Attorney general files royalties lawsuit against Chesapeake Energy

The state attorney general has filed a lawsuit that seeks millions of dollars in restitution from Chesapeake Energy Corp. after the company allegedly underpaid gas royalties to landowners.

Attorney General Kathleen Kane alleged the company “engaged in deceptive conduct in securing fracking leases” from landowners in the state “as part of a rush to lock up acreage in the Marcellus shale region.”

As of the end of 2014, the company had 835 active wells in Pennsylvania, including 12 in Beaver County, according to the Department of Environmental Protection.

The lawsuit is the result of an extensive investigation by the attorney general and seeks restitution for thousands of landowners in the state who signed leases with Chesapeake.

Kane alleged that Chesapeake has been accused of similar tactics in other states, as well.

“This lawsuit should serve as notice that we will not allow our residents to be exploited,” she said.
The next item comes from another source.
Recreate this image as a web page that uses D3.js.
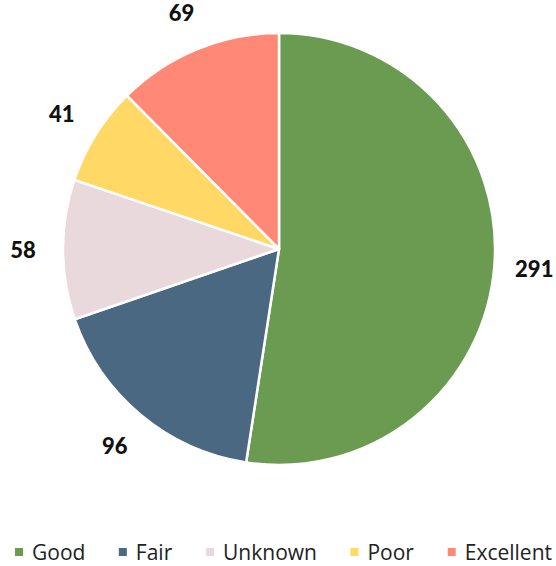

According to Kane, Chesapeake representatives obtained gas leases and promised landowners a certain amount in royalties but then delivered a lower amount once the wells started producing gas.

The company also allegedly took deductions for post-production expenses from royalty checks even though landowners’ contracts contained language prohibiting those deductions.

Beaver attorney Albert Torrence has been involved in the oil and gas industry for several years and confirmed Wednesday he has several clients who are in the process of challenging Chesapeake’s royalty payments.

In related news, Chesapeake Energy layoffs hit Ohio.

He said Chesapeake is one of the major players in the gas industry in Beaver County, with Range Resources being the other.

“Chesapeake was very active in the acquisition phase, meaning they proceeded to acquire thousands of acres and put them under lease for the purpose of combining those acres for drilling units,” he said.

Torrence cautioned that royalty payments aren’t made until wells start producing gas.

“There are some people in Beaver County receiving royalty payments because the wells are actually producing,” he said. “But there are many more who are under lease but don’t have wells currently producing gas.”

Many Beaver County residents signed “net leases,” which permits a gas company to deduct post-production costs from royalty payments after the fact. Those kinds of leases were the ones investigated by Kane.

Gordon Pennoyer, a spokesman for Chesapeake Energy, said in a short statement the company will defend itself in court.

“We strongly disagree with Attorney General Kane’s baseless allegations and will vigorously contest them in the appropriate forum,” he said.

Kane said complaints may be filed at www.attorneygeneral.gov.